Маликов Вячеслав Владимирович
Шрифт:
– Это вас злые солдаты называли так. А мы… только Ангелами.
– Хороши же ангелы, – невесело усмехнулся Иван своим воспоминаниям. – В чёрном, со свастикой на рукаве…
– Ну и что? У китайцев и американцев вот тоже звёздочки у военных. Так теперь что, звёздочку красноармейскую запрещать из-за этого? Или крест? Его крестоносцы таскали и поубивали тьму славян и арабов. А у нас он теперь как медицинский знак используется.
– То же самое и Диктатор говорил…, – вздохнул милиционер, машинально гладя Широйнеко по шёлковым волосам.
– Мы… с девчонками познакомились в реабилитационном центре под Сталинградом. Нас охраняли только Ангелы.
– Ещё бы…
– А правда, что вы бессмертны?
– Видишь какой я бессмертный? – милиционер с горечью продемонстрировал свои перебинтованные руки.
– Да, я понимаю, что это всё детские фантазии, ставшие нам чем-то вроде религии… Знаешь как хотелось верить, что Боженька спасёт? Вырвет из злых лап и унесёт туда, где будет тепло и не будет больше боли? Мы с девчонками в палате в больнице потом каждую ночь молились вам. И никто не смеялся, никогда. Даже врачи и медсёстры не смеялись… Хотя, наверное, и не понимали, почему мы молимся на свои детские рисунки…
Иван постоял в дверях пустой палаты, где жили освобождённые его отрядом детишки и подростки. Сейчас их тут не было, они были на прогулке. За спиной Ивана замерла молоденькая медсестра, едва ли старше самой взрослой обитательницы этой палаты.
Иван шагнул вперёд, к окну.
Палата была залита ярким солнечным светом, тщательно заправленные койки стояли ровными рядами. На тумбочках не было ничего, кроме фоторамок, в которые были вставлены не фотографии…
Иван поднял одну такую фоторамку и обнаружил, что туда вставлен детский коряватый рисунок, на котором изображена в полный рост фигура человека, закрашенная чёрным фломастером. Особенно тщательно там были вырисованы жёлтый орёл на груди и два луча солнцеворота на левом рукаве.
Иван с вопросом воззрился на свою провожатую – медсестру.
– Это у них… иконы, – испуганно пискнула она. – Они… молятся за своих ангелов-спасителей.
– А ты там был, в Сталинградской больнице?
– Был.
– Часто?
– Несколько раз привозил «груз», – Ивану почему-то было неловко рассказывать об этом Широйнеко, сидящей рядом с ним. Он отчётливо помнил, в каком состоянии обычно попадали туда такие вот жертвы солдатской любви.

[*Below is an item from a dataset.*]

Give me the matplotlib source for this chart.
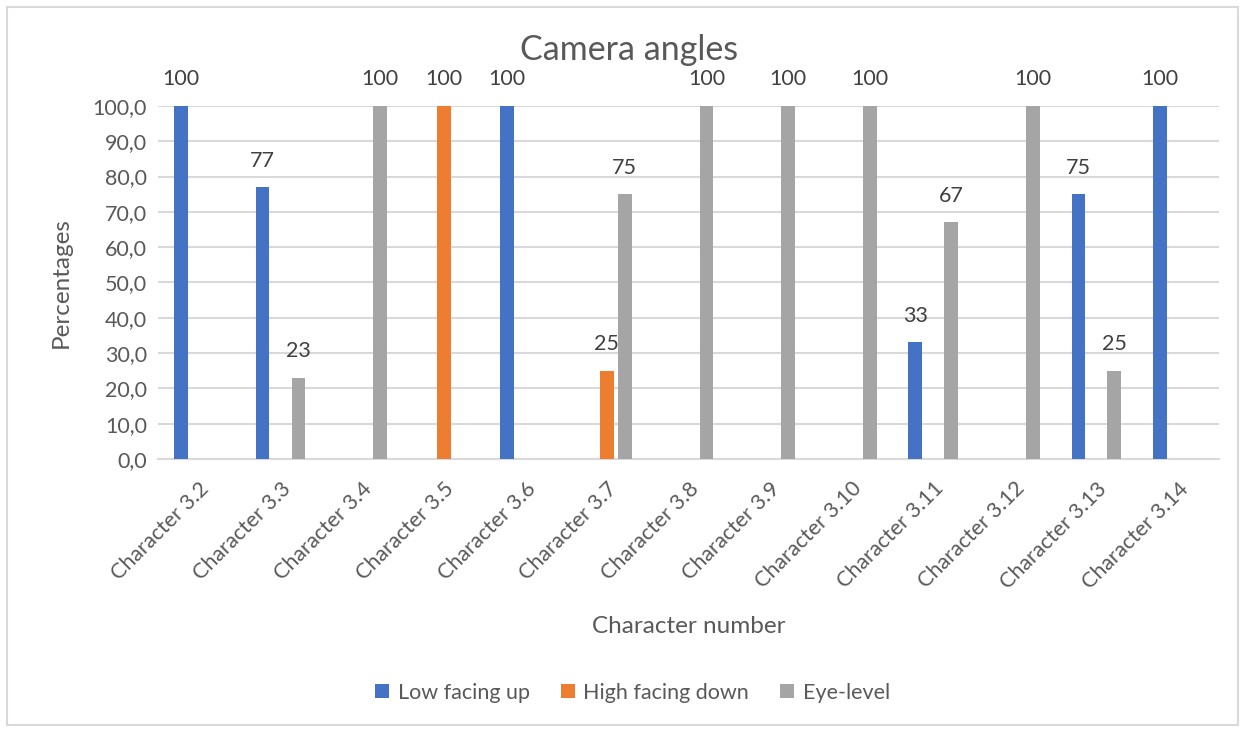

– Спасибо тебе, Иван. И прости меня…
– Да ладно, чего уж там, – недовольно проворчал милиционер, крепясь с болью: эта женщина, сейчас напоминавшая ему маленького напуганного ребёнка, уже как минут десять сидела, вцепившись в его руку, ею же и обваренную кипятком пару дней назад.
– Разве так трудно найти одного человека в городе? – гневно махал руками Николай-сама.
– Возможно, его уже нет в живых…, – осторожно начал Демонег. Возможная смерть напарника ему нравилась меньше, чем всем остальным.
– А кто тогда прислал нам полный отчёт по делу? – задал неприятный вопрос шеф.
– Должен признать, это его стиль, – неохотно согласился Демонег. – Почему тогда он сам не возвращается?
– А вот это ваше новое задание! Раз уж Иван Рикудзава в одиночку решил эту проблему и выслал нам не только свой отчёт, но и список всех входных точек в террористическую сеть!
– Он сделал это не один. Он упомянул в отчёте, что ему помогли несколько человек, – сообщила Ишикава.
– Да-да, помню. Девчонка и какой-то подросток, – кивнул начальник второго отдела. – Сколько там арестованных по делу?
– Почти две тысячи человек, Николай-сама, – с готовностью ответил Демонег. – Но аресты ещё продолжаются.
– Огромная группировка, которая готовилась к активным действиям не один год! – Николай-сама смахнул со стола задрожавшие голограммы вызовов. – И чего они хотели?
– Независимости Российской территории Земли он остального мира.
– В чём-то они правы: Россия сейчас самое развитый район Земли. В одиночку, без груза других стран… Ладно, отчёт для Диктатора готов?
– Да, Николай-сама, – Демонег с кратким поклоном протянул начальнику голопластинку.